ARTYFACTS: Anthony Kenny (Edinburgh Book Festival) - masterful

Saturday, August 27, 2011

Anthony Kenny (Edinburgh Book Festival) - masterful

When Kenny retired he was asked to write a new History of Western Philosophy. As he said, Russell was inaccurate but readable, Coplestone accurate but boring. His is an attempt to be accurate and readable. (Hard to understand why Russell got the Nobel Prize for Literature, for his book.)

He took us on a quick journey through Western Philosophy, starting with Plato and Aristotle - Plato asked more questions, but Aristotle gave more answers. St Augustine was criticised for his later theological strictures and Aquinas praised as one of the greatest mind of the Middle Ages but a Gulliver held down by Lilliputians (the clergy and Aristotelian physicists). Duns Scotus’s scepticism he saw as an enduring and destructive force stretching all the way to Hume. The problem with the Middle Ages was reverence for sacred books, so Aristotle became an unquestioned orthodoxy. It was only when this reverence for Aristotle was overthrown that philosophy could progress.

After a quick run through Early Modern philosophy from the Continental Rationalists (Descartes, Leibniz and Spinoza), against the British Empiricists (Locke, Berkeley and Hume), we get the great unifier Kant. He seemed to have a soft-spot for Bentham but found the Greatest Happiness principle suspect. Interestingly, he saw the mutual antipathy between the Anglo-American and Continental philosophy rather false and destructive. Nevertheless, the only passage he read was a diatribe against Derrida, who he accuses of simply being a deft user of rhetoric in the form of puns, the bawdy, sneers and sniggers. For Kenny, Wittgenstein is, for him, the greatest of the 20th century philosophers.

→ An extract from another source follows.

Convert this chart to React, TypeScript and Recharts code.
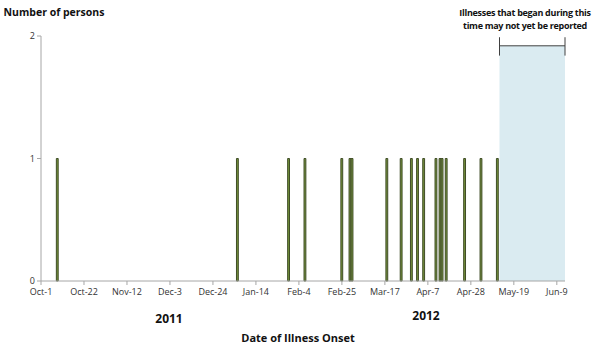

Philosophy, for Kenny, was a personal journey, which is why he is sceptical of lectures on the subject and in favour of dialogue and tutorials. He thought that much modern philosophy had become trapped in institutional behaviour with far too many journals and obscurism. Given his view that Aquinas’s genius had been thwarted by the Church and modern philosophy thwarted by academia, I asked whether he though Hume was a better philosopher for being outside academia. He admired Hume’s moral philosophy but thought little of his analysis of causality (the opposed position was a view that few held) or basic empiricist theory of impressions.

The book itself is indeed readable and HUGE. Having read a few passages in the bookshop - it's on my next Amazon order.